Puritan Board Doctor
Walmart is currently testing a service that would deliver groceries to you - bringing them inside the house - when you're not home.

What could possibly go wrong? LOL
 
This would be great fodder for late night comedians and perhaps a Top Ten list of things that could go wrong. I'll start:

Top Ten Reasons the Wal-Mart in-house delivery is great:
(10). They'll deliver my fresh milk direct to my fridge, right next to my collection of human skulls.
(9). ....
 
Mr. Google came up with these. One from the WaPo (they don't lie).

Gracias. Should we have any sympathy for folks stupid enough to let an unknown stranger into their home?

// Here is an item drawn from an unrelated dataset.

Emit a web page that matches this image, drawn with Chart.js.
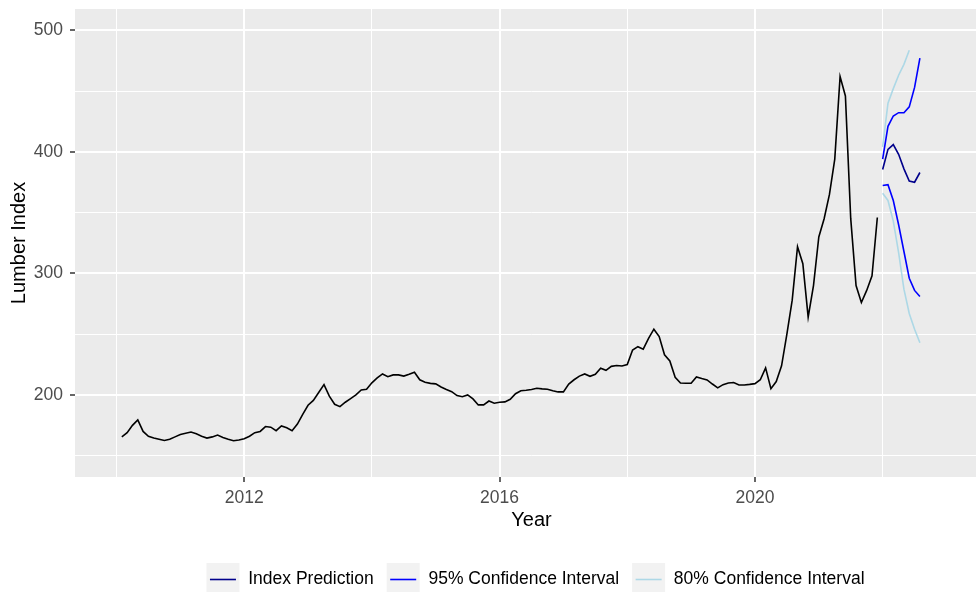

On the other hand, seems like it could be kind of risky in Texas.
 
One wonders how diligently Walmart will vet those delivery persons. A job like that could be a gift for all those five-finger discount grabbers out there.
 
If the mishaps attributed to Uber drivers, or their clients, are any indication this will be a short lived experiment.
 
Amazon has a new app.
Takes all your money the instant you make it.
Then stuff just shows up at your house.
:um:
 
I don’t have a problem with delivery but how would they be getting in the house? Give them a key.
 
I don’t have a problem with delivery but how would they be getting in the house? Give them a key.

You have officially designated yourself as un-hip. You press the app button on your phone, and unlock the doors and turn on the lights when they call and tell you they are there. (Not the app button on your phone you use to unlock your car and start it).

What? You still use a key? How 20th century of you. (Says the guy using a 10 year old 'feature phone' for texting).
 
Amazon has a new app.
Takes all your money the instant you make it.
Then stuff just shows up at your house.

The predictive algorithm analyzes the data files and knows what you want before you do. After all, your smart TV knows you didn't leave the room when that ad came on.
 
You have officially designated yourself as un-hip. You press the app button on your phone, and unlock the doors and turn on the lights when they call and tell you they are there. (Not the app button on your phone you use to unlock your car and start it).

What? You still use a key? How 20th century of you. (Says the guy using a 10 year old 'feature phone' for texting).

For me to be 'unhip' I'd have to be hip to begin with.